You could even have a collected database of unpatented prior art and existing patents that is available for searching.
Then upon submission, a computer could compare the information in the patent to existing patents and return a list of possible prior art or patents.
Once you receive the list, you would need to re-assert that your patent does not duplicate any of the items listed.
If after that, the human reviewer deems otherwise, it would be a strike against you. Fines would be appropriate after a significant amount of abuse, or possible just on steep slope of increasing fees for rejected patents which duplicate prior art or patents of which you were undeniably _informed_.
-Jacob
You could even have a collected database of unpatented prior art and existing patents that is available for searching.
This would be the database of granted patents.
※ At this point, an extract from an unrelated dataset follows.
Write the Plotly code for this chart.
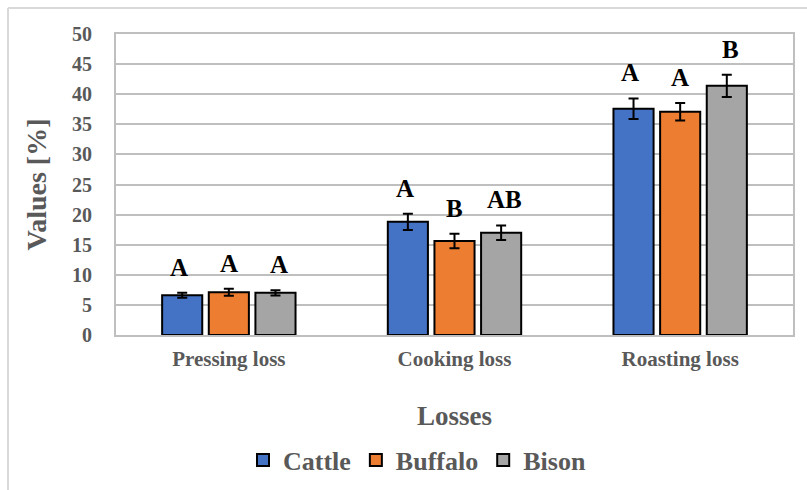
import plotly.graph_objects as go

categories = ["Pressing loss", "Cooking loss", "Roasting loss"]
series_names = ["Cattle", "Buffalo", "Bison"]
cattle = [6.6, 18.8, 37.6]
buffalo = [7.1, 15.6, 37.1]
bison = [7.0, 17.0, 41.4]
cattle_err = [0.4, 1.35, 1.7]
buffalo_err = [0.6, 1.2, 1.45]
bison_err = [0.45, 1.2, 1.85]
cattle_letters = ["A", "A", "A"]
buffalo_letters = ["A", "B", "A"]
bison_letters = ["A", "AB", "B"]
colors = ["#4472C4", "#ED7D31", "#A5A5A5"]

values = [cattle, buffalo, bison]
errors = [cattle_err, buffalo_err, bison_err]
letters = [cattle_letters, buffalo_letters, bison_letters]

W, H = 807, 490
ML, MR, MT, MB = 116, 14, 34, 155
PW, PH = W - ML - MR, H - MT - MB

GRAY = "#595959"
SERIF = "Liberation Serif"

fig = go.Figure()
for name, vals, errs, col in zip(series_names, values, errors, colors):
    fig.add_trace(go.Bar(
        name=name, x=categories, y=vals,
        marker=dict(color=col, line=dict(color="black", width=2)),
        error_y=dict(type="data", array=errs, color="black", thickness=2, width=5),
    ))

offsets = [-50, 0, 50]
for si in range(3):
    for ci, cat in enumerate(categories):
        fig.add_annotation(
            x=cat, y=values[si][ci] + errors[si][ci], xref="x", yref="y",
            xshift=offsets[si], yshift=10, yanchor="bottom",
            text=letters[si][ci], showarrow=False,
            font=dict(family=SERIF, size=25, color="black", weight="bold"),
        )

def px_x(p):
    return (p - ML) / PW

def px_y(p):
    return (H - MB - p) / PH

frame = dict(color="#D9D9D9", width=2)
fig.add_shape(type="line", xref="paper", yref="paper",
              x0=px_x(8), x1=px_x(807), y0=px_y(8), y1=px_y(8), line=frame)
fig.add_shape(type="line", xref="paper", yref="paper",
              x0=px_x(8), x1=px_x(8), y0=px_y(8), y1=px_y(490), line=frame)

fig.update_layout(
    width=W, height=H,
    margin=dict(l=ML, r=MR, t=MT, b=MB, autoexpand=False),
    paper_bgcolor="white", plot_bgcolor="white",
    barmode="group", bargap=0.38, bargroupgap=0.14,
    font=dict(family=SERIF, color=GRAY, weight="bold"),
    showlegend=True,
    legend=dict(orientation="h", x=px_x(417), xanchor="center",
                y=px_y(460), yanchor="middle",
                font=dict(family=SERIF, size=26, color=GRAY, weight="bold"),
                traceorder="normal"),
    xaxis=dict(
        automargin=False,
        showline=True, linecolor="#BFBFBF", linewidth=2, mirror=True,
        tickfont=dict(family=SERIF, size=21, color=GRAY, weight="bold"),
        ticks="", ticklabelstandoff=4,
        title=dict(text="Losses", standoff=36,
                   font=dict(family=SERIF, size=27, color=GRAY, weight="bold")),
    ),
    yaxis=dict(
        automargin=False,
        range=[0, 50], dtick=5, showgrid=True, gridcolor="#BFBFBF", gridwidth=2,
        showline=True, linecolor="#BFBFBF", linewidth=2, mirror=True,
        zeroline=False,
        tickfont=dict(family=SERIF, size=20, color=GRAY, weight="bold"),
        ticks="", ticklabelstandoff=18,
        title=dict(text="Values [%]", standoff=17,
                   font=dict(family=SERIF, size=28, color=GRAY, weight="bold")),
    ),
)

fig.write_html("out.html",
               config={"displayModeBar": False},
               post_script="document.body.style.margin='0';document.body.style.overflow='hidden';")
The USPTO already searches this database. The problem is that such a search misses all the other prior art, particularly that which wasn't patented, for whatever reason.
There are also commercial companies that specialize in such databases and searchs. One example here.
a computer could compare the information in the patent to existing patents and return a list of possible prior art or patents
This is very difficult without full-blown natural language processing, computer vision (for the diagrams) and technical AI to understand the context. There are many, many, ways to describe the same idea in ways that seem different, even without a deliberate attempt at obfuscation. Everyone invents their own jargon. I'm afraid you're stuck with human beings for this task at the moment. (They're called patent examiners.)